[start]

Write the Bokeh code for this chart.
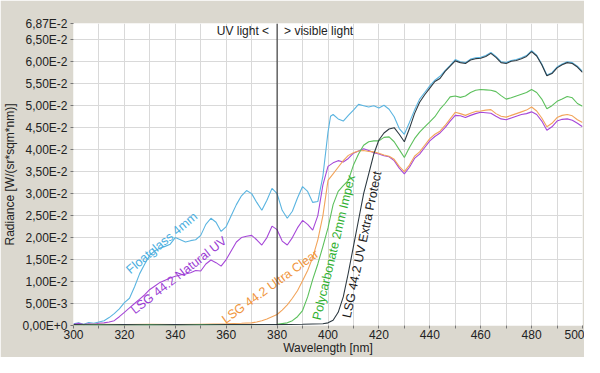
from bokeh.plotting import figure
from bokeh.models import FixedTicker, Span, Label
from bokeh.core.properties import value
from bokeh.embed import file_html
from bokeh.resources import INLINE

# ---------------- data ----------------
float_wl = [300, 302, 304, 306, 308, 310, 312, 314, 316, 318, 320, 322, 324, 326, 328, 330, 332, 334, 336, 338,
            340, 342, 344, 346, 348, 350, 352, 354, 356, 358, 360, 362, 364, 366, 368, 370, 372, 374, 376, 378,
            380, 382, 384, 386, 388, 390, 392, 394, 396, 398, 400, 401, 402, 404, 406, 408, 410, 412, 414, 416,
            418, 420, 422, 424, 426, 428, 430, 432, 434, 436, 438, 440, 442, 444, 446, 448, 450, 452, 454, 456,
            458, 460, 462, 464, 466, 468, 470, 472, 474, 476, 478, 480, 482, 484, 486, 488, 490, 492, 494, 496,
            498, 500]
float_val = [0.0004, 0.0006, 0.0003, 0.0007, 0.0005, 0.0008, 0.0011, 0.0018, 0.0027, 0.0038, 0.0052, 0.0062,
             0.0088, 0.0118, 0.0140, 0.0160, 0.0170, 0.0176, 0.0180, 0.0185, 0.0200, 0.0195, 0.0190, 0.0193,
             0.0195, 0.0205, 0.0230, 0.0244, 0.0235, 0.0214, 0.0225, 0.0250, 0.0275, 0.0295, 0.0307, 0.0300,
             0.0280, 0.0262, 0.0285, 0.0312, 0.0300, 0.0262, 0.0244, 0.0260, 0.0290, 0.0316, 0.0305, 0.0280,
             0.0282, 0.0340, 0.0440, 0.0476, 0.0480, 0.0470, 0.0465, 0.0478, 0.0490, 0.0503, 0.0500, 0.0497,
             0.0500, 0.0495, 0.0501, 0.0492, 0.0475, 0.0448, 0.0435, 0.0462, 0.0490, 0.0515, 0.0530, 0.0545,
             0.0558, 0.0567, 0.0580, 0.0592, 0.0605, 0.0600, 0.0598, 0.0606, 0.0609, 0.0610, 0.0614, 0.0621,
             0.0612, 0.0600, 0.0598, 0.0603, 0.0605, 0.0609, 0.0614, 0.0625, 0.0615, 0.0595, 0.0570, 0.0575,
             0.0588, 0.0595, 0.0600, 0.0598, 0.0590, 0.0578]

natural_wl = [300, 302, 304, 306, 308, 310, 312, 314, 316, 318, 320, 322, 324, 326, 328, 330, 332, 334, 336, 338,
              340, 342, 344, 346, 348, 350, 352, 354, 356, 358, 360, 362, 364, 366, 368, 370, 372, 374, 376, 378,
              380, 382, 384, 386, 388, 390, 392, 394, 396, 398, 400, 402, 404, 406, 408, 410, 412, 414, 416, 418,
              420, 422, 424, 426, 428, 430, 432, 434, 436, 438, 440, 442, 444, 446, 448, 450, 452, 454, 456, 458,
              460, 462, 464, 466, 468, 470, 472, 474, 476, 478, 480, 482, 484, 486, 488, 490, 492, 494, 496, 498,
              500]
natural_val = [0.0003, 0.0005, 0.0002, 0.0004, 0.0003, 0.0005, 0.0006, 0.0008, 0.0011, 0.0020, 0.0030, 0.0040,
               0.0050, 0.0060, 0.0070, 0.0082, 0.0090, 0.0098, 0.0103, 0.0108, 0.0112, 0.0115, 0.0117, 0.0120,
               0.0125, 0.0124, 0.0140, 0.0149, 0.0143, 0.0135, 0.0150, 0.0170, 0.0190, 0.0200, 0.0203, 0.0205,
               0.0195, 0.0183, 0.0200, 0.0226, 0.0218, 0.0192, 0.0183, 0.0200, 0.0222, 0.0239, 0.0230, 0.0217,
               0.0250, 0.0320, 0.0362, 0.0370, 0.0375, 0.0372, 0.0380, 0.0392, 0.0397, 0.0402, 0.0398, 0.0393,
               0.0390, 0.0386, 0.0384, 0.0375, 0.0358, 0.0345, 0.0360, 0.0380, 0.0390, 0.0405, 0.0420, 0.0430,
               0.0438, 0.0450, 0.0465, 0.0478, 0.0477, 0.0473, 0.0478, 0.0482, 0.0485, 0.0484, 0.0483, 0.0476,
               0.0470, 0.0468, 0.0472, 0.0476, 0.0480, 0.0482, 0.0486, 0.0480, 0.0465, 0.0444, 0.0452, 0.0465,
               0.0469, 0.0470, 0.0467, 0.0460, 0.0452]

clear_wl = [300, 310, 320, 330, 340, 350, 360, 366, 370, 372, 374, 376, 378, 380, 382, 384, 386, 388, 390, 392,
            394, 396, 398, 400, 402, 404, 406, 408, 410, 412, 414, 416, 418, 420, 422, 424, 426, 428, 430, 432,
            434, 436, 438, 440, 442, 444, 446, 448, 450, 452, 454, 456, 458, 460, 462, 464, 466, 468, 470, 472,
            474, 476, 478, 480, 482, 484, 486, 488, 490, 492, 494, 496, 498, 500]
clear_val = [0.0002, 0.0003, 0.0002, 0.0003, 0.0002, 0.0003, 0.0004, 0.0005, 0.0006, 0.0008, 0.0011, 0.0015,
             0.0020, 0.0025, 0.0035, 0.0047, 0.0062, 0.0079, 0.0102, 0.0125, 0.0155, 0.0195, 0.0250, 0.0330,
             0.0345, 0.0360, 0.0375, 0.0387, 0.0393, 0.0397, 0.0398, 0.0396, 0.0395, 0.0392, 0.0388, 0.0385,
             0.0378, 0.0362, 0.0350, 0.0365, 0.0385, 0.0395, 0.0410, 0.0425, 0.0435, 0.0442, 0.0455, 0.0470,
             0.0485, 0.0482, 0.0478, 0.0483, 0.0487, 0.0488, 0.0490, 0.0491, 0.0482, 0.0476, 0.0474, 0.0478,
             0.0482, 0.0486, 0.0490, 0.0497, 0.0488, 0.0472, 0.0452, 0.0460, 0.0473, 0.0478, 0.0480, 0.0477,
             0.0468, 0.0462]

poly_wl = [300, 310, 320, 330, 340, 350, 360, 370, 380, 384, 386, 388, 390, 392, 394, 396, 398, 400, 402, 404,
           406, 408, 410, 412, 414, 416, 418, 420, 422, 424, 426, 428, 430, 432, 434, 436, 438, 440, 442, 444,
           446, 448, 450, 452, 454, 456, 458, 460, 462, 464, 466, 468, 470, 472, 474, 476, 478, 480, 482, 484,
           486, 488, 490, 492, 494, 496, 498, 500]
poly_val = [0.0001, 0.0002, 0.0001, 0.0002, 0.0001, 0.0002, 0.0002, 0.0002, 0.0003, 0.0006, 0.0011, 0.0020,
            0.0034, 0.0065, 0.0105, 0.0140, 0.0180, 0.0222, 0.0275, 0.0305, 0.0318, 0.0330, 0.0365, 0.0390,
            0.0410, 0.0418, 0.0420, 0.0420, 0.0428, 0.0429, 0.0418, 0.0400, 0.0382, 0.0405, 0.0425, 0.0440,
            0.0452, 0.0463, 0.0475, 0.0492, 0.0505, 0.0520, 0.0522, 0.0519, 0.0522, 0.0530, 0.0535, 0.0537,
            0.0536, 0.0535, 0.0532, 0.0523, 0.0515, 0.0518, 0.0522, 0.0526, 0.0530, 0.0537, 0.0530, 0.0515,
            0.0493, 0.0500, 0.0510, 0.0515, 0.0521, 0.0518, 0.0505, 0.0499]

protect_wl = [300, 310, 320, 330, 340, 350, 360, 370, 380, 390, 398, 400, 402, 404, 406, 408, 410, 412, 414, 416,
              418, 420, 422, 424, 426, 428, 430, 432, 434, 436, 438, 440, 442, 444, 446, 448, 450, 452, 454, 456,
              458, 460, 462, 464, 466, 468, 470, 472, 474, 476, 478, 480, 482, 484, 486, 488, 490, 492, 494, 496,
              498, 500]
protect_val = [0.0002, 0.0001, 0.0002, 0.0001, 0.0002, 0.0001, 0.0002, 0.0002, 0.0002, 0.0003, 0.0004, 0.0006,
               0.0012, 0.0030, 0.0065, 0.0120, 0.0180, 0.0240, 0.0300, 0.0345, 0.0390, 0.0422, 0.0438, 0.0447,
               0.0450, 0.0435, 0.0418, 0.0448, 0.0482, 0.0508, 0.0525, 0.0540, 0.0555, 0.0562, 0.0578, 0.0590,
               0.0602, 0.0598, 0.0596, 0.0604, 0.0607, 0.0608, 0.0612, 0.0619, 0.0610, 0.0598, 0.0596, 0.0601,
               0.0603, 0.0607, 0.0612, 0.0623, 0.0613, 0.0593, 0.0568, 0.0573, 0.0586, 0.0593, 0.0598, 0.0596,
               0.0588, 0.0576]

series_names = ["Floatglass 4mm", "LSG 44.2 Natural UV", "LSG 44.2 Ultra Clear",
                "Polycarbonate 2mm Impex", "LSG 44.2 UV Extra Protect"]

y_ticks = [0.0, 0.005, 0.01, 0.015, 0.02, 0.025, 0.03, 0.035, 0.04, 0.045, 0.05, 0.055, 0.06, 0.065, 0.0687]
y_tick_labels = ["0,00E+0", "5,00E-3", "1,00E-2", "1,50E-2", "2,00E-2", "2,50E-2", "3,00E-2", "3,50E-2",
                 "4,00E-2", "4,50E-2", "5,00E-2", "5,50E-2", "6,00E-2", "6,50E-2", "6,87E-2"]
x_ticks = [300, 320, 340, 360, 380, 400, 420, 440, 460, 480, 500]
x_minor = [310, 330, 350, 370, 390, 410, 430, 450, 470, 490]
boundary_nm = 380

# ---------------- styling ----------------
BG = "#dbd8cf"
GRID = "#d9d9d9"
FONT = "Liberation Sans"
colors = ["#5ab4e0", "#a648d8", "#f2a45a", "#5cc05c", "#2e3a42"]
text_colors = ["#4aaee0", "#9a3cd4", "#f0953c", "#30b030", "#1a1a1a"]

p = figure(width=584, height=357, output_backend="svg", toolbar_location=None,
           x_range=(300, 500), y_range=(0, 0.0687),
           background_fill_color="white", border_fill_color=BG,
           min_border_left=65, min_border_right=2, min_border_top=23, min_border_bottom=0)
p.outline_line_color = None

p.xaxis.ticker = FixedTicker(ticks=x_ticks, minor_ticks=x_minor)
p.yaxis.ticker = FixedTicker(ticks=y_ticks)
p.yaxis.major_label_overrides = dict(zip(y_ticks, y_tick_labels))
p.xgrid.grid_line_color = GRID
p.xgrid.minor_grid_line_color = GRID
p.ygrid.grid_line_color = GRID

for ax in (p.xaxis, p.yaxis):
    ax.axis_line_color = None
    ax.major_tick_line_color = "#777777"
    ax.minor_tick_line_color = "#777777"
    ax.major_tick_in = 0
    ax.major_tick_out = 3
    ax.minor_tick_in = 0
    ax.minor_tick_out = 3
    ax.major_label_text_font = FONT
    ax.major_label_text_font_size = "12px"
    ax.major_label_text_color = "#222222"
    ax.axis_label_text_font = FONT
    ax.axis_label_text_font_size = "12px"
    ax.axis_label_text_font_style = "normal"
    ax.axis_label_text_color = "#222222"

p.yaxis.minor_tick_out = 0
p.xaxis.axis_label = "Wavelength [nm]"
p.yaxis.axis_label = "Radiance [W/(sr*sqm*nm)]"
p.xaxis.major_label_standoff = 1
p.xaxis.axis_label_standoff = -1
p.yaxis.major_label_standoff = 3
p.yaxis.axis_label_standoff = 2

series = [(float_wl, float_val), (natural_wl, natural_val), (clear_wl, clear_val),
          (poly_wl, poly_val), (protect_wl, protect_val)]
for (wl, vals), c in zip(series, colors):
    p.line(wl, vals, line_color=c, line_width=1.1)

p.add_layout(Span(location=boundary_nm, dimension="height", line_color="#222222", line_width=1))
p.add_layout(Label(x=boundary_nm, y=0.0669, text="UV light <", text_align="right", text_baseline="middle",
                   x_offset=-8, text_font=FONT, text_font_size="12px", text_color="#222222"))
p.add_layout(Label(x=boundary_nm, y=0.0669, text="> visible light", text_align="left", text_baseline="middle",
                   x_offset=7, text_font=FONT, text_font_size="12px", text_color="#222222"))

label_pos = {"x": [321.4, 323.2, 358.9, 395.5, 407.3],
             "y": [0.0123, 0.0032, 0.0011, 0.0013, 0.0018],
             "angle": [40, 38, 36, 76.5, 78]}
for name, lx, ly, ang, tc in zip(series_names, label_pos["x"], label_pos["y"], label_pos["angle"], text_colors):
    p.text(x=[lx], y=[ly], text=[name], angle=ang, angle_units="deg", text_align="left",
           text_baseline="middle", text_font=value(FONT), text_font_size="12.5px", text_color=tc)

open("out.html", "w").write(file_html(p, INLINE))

[end]

What the task asks:
Up to and including the line with "from bokeh.resources import INLINE", copy the data above from its first line. Skip pictures.

Output below:
Write the Bokeh code for this chart.
from bokeh.plotting import figure
from bokeh.models import FixedTicker, Span, Label
from bokeh.core.properties import value
from bokeh.embed import file_html
from bokeh.resources import INLINE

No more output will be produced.